Northwestern has a fast-growing, dynamic group of faculty working in the area of economic development. Development economics increasingly emphasizes research that integrates cutting-edge theory and first-rate empirical work, and Northwestern's development community benefits from interaction with the theory, econometrics, and labor groups within the department, as well as the Mathematical Economics and Decision Sciences, Finance and Management and Strategy groups within the Kellogg School of Management, and the labor and education economists in the School of Education.
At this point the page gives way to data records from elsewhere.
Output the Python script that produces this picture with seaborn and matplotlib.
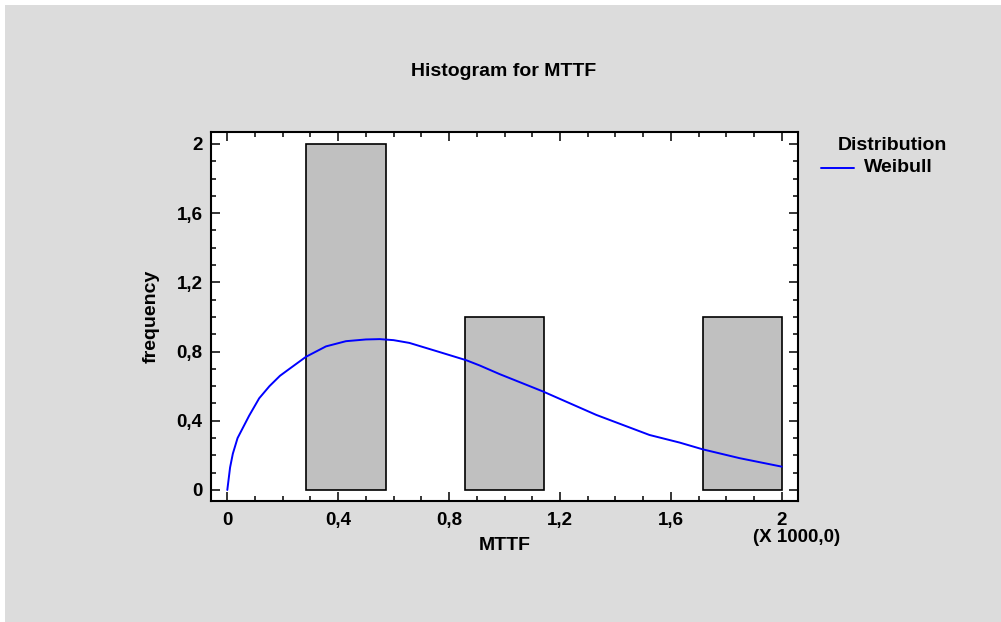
import matplotlib
matplotlib.use("Agg")
import matplotlib.pyplot as plt
import seaborn as sns
import numpy as np
from matplotlib.patches import Rectangle
from matplotlib.ticker import FixedLocator, MultipleLocator

# ---- data (x in thousands) ----
bin_edges = [0.0, 0.2857, 0.5714, 0.8571, 1.1429, 1.4286, 1.7143, 2.0]
bin_centers = [0.4286, 1.0, 1.8571]
bin_counts = [2, 1, 1]

weibull_x = [0.0, 0.01, 0.02, 0.037, 0.079, 0.115, 0.152, 0.19, 0.224, 0.284, 0.356, 0.428,
             0.5, 0.55, 0.6, 0.657, 0.76, 0.862, 0.91, 0.982, 1.138, 1.331, 1.523,
             1.632, 1.715, 1.848, 2.0]
weibull_y = [0.0, 0.13, 0.21, 0.30, 0.43, 0.53, 0.60, 0.66, 0.70, 0.77, 0.83, 0.86,
             0.87, 0.872, 0.866, 0.85, 0.80, 0.75, 0.72, 0.67, 0.57, 0.434, 0.318,
             0.274, 0.235, 0.184, 0.135]

x_ticks = [0, 0.4, 0.8, 1.2, 1.6, 2.0]
x_tick_labels = ["0", "0,4", "0,8", "1,2", "1,6", "2"]
y_ticks = [0, 0.4, 0.8, 1.2, 1.6, 2.0]
y_tick_labels = ["0", "0,4", "0,8", "1,2", "1,6", "2"]

sns.set_theme(style="white")
plt.rcParams["font.family"] = ["Liberation Sans", "DejaVu Sans"]
plt.rcParams["font.weight"] = "bold"
plt.rcParams["text.color"] = "black"
plt.rcParams["xtick.color"] = "black"
plt.rcParams["ytick.color"] = "black"
plt.rcParams["xtick.labelcolor"] = "black"
plt.rcParams["ytick.labelcolor"] = "black"

FS = 14

W, H = 1001, 622
fig = plt.figure(figsize=(W / 100, H / 100), dpi=100, facecolor="white")
fig.patches.append(Rectangle((5 / W, 0), 1 - 5 / W, 1 - 5 / H, transform=fig.transFigure,
                             facecolor="#dcdcdc", edgecolor="none", zorder=-10))

ax = fig.add_axes([211 / W, 1 - 501 / H, (798 - 211) / W, (501 - 132) / H])
ax.set_facecolor("white")

sns.histplot(x=bin_centers, weights=bin_counts, bins=bin_edges, ax=ax,
             color="#c0c0c0", edgecolor="black", linewidth=1.2, alpha=1.0)
for p in list(ax.patches):
    if p.get_height() == 0:
        p.remove()

sns.lineplot(x=weibull_x, y=weibull_y, ax=ax, color="#0000ff", linewidth=1.4,
             label="Weibull", legend=False)

ax.set_xlim(-0.0588, 2.0588)
ax.set_ylim(-0.0636, 2.069)

ax.xaxis.set_major_locator(FixedLocator(x_ticks))
ax.set_xticklabels(x_tick_labels)
ax.yaxis.set_major_locator(FixedLocator(y_ticks))
ax.set_yticklabels(y_tick_labels)
ax.xaxis.set_minor_locator(MultipleLocator(0.1))
ax.yaxis.set_minor_locator(MultipleLocator(0.1))

ax.tick_params(which="both", direction="in", top=True, right=True, bottom=True, left=True,
               color="black", width=1.1)
ax.tick_params(which="major", length=6.5)
ax.tick_params(which="minor", length=3.6)
ax.tick_params(axis="x", which="major", pad=8, labelsize=FS - 0.5, labelcolor="black")
ax.tick_params(axis="y", which="major", pad=6, labelsize=FS - 0.5, labelcolor="black")
for lab in ax.get_xticklabels() + ax.get_yticklabels():
    lab.set_fontweight("bold")

for s in ax.spines.values():
    s.set_visible(True)
    s.set_color("black")
    s.set_linewidth(1.5)

ax.set_xlabel("")
ax.set_ylabel("")
fig.text(505 / W, 1 - 545 / H, "MTTF", ha="center", va="center", fontsize=FS, fontweight="bold")
fig.text(151 / W, 1 - 316 / H, "frequency", ha="center", va="center", rotation=90,
         fontsize=FS, fontweight="bold")
fig.text(797 / W, 1 - 537 / H, "(X 1000,0)", ha="center", va="center", fontsize=FS - 0.5,
         fontweight="bold")
fig.text(504 / W, 1 - 72 / H, "Histogram for MTTF", ha="center", va="center", fontsize=FS,
         fontweight="bold")

# legend
fig.text(892 / W, 1 - 146 / H, "Distribution", ha="center", va="center", fontsize=FS, fontweight="bold")
fig.lines.append(plt.Line2D([821 / W, 854 / W], [1 - 168 / H, 1 - 168 / H], transform=fig.transFigure,
                            color="#0000ff", linewidth=1.4))
fig.text(864 / W, 1 - 168 / H, "Weibull", ha="left", va="center", fontsize=FS, fontweight="bold")

fig.savefig("out.png", dpi=100, facecolor=fig.get_facecolor())
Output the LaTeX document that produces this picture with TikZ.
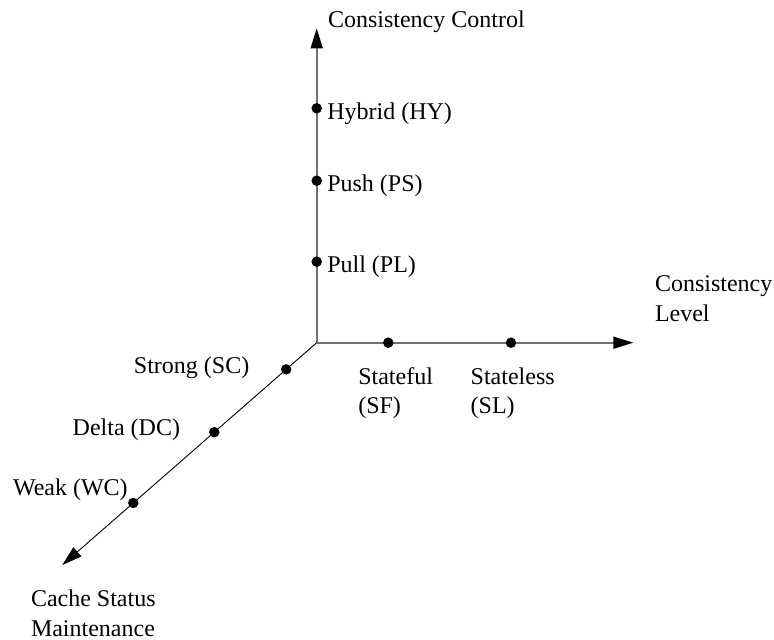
\documentclass[tikz,border=0pt]{standalone}
\usepackage{fontspec}
\setmainfont{Liberation Serif}
\usetikzlibrary{arrows.meta,calc}
\definecolor{axisgray}{HTML}{707070}
\begin{document}
\begin{tikzpicture}[x=1pt,y=-1pt,
  every node/.style={font=\fontsize{24}{29.3}\selectfont, inner sep=0pt, outer sep=0pt},
  axis/.style={draw=axisgray, line width=1.6pt, -{Triangle[length=20pt,width=12pt,fill=black,color=black]}},
  diagaxis/.style={draw=black, line width=0.9pt, -{Triangle[length=20pt,width=12pt]}},
  tick/.style={circle, fill=black, minimum size=10.5pt},
  lbl/.style={anchor=base west, align=left},
  rlbl/.style={anchor=base east, align=right}]
\useasboundingbox (0,0) rectangle (774,640);

% axes
\coordinate (O) at (316.7,342.7);
\coordinate (ctrlEnd) at (316.7,28.3);
\coordinate (levelEnd) at (633.3,342.7);
\coordinate (cacheEnd) at (62.3,565);

\draw[axis] (O) -- (ctrlEnd);
\draw[axis] (O) -- (levelEnd);
\draw[diagaxis] (O) -- (cacheEnd);

% axis titles (two-line nodes are placed by the baseline of their last line)
\node[lbl] (tCtrl) at (328,27.3) {Consistency Control};
\node[lbl] (tLevel) at (655,321) {Consistency\\Level};
\node[lbl] (tCache) at (31,636) {Cache Status\\Maintenance};

% consistency control points
\node[tick] (hy) at (316.7,108.3) {};
\node[tick] (ps) at (316.7,180.7) {};
\node[tick] (pl) at (316.7,261.7) {};
\node[lbl] (lhy) at (327.3,119.3) {Hybrid (HY)};
\node[lbl] (lps) at (327.3,191.3) {Push (PS)};
\node[lbl] (lpl) at (327.3,272.3) {Pull (PL)};

% consistency level points
\node[tick] (sf) at (388.3,342.7) {};
\node[tick] (sl) at (511,342.7) {};
\node[lbl] (lsf) at (358.3,413.3) {Stateful\\(SF)};
\node[lbl] (lsl) at (470.7,413.3) {Stateless\\(SL)};

% cache status maintenance points
\node[tick] (sc) at ($(O)!0.12!(cacheEnd)$) {};
\node[tick] (dc) at ($(O)!0.4025!(cacheEnd)$) {};
\node[tick] (wc) at ($(O)!0.721!(cacheEnd)$) {};
\node[rlbl] (lsc) at (249.3,373.3) {Strong (SC)};
\node[rlbl] (ldc) at (180,435) {Delta (DC)};
\node[rlbl] (lwc) at (127.7,495) {Weak (WC)};
\end{tikzpicture}
\end{document}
The department has a weekly Applied Microeconomics seminar and additionally, development faculty and students often attend seminars held by the Institute for Policy Research (IPR), and other departmental field seminars such as theory, macroeconomics, and econometrics.

Within the economics department, Northwestern's development faculty includes affiliates of major research organizations such as the National Bureau for Economic Research (NBER) and Centre for Economic Policy Research, as well as leading development organizations including the Bureau for Research and Economics Analysis of Development (BREAD), Innovations for Poverty Action (IPA), and the International Growth Centre.

In an exciting development, 2011 saw the creation of the Center for the Study of Development Economics (CSDE), a research center based in the economics department and dedicated to top-quality empirical development research. The Center for International Macroeconomics (CIM), a joint venture of the Economics Department and Kellogg School of Management's finance group, also funds research in development economics. These affiliations and resources put Northwestern's faculty at the heart of field-based data collection, including surveys, field experiments, and field-based lab experiments.  In 2017, CSDE joined forces with the newly created Global Poverty Research Lab, housed in the Buffett Institute for Global Studies.